So— shall we leave our young a better place
Than that which we inherited? As fair
A world as that entrusted to our care?
Should we suspect that that is not the case,
Should we suspect that we betrayed our race
And gorged ourselves with more than our fair share
Of bread and meat, of water, soil and air
And fouled our nest... who judges this disgrace?
Not nature, Gaia, call her what you will,
Her realm is far too vast for us to kill;
Not children, nor the children they shall nurse—
Their hands will be too busy soon to curse;
Not gods, nor creatures hunted from their homes:
If blame there is, then blame our chromosomes.

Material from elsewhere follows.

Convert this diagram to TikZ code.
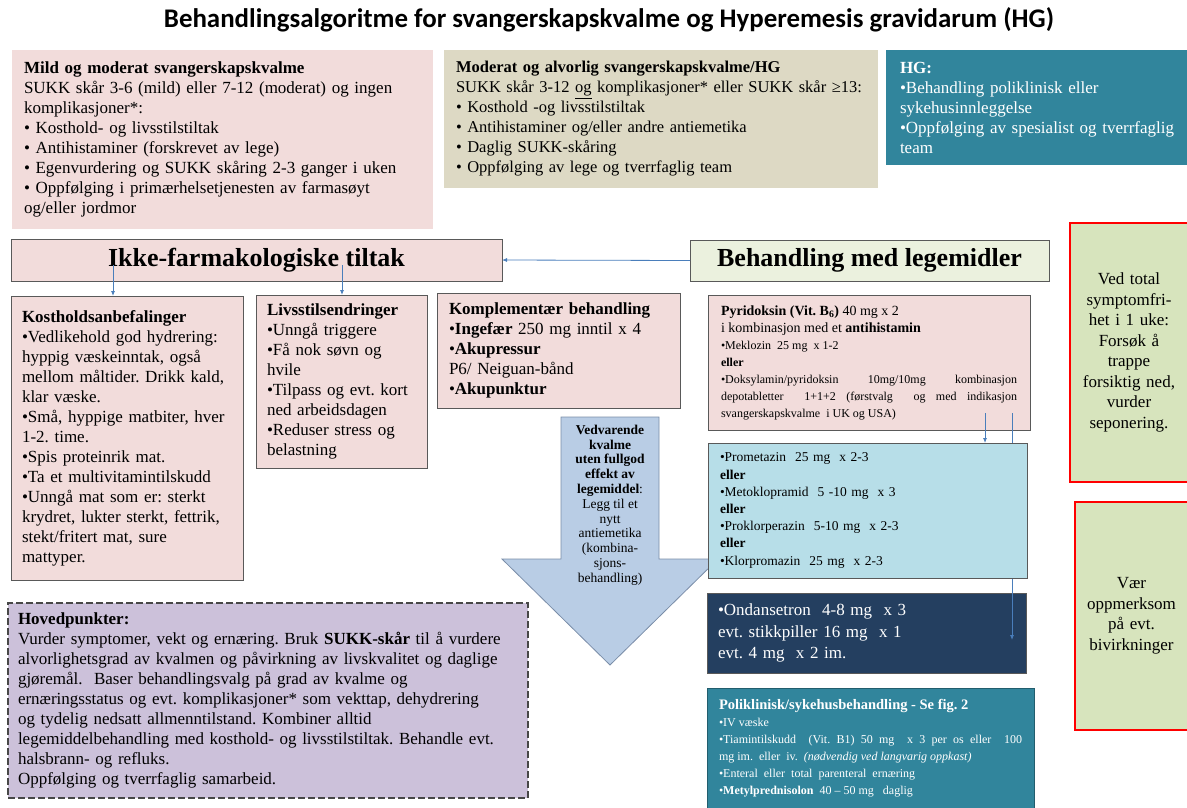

Which is not to say that we should not try harder. Much harder. Even so, it seems to me that humankind obeys impulses the religious define as ‘original sin’, or a version thereof, and which the rest of us believe to be have been hard-wired into our DNA by Darwinian evolution. Blaming is rarely a profitable exercise. All that counts is today and tomorrow. The past is dead. Mad as the sentiment appears, I believe with all my heart that man must escape from the ‘cage of light’, (the prison that the speed of light dooms us to in even the smallest corner of the universe), and find ways to fly the nest of the blue planet. We cannot change human nature— and, in our heart of hearts, we do not wish to. In any case, we have always been a migratory species. Logic dictates, however implausible it appears today, that we should pour resources into escaping planet earth, the solar system and this galaxy. Laughable isn’t it? Yet we have overcome seemingly insuperable odds before. Perhaps we shall again. Perhaps, in a hundred years or two, a man or women will read this broken sonnet in a dusty old volume and smile at what appeared to us to be so impossible a vision.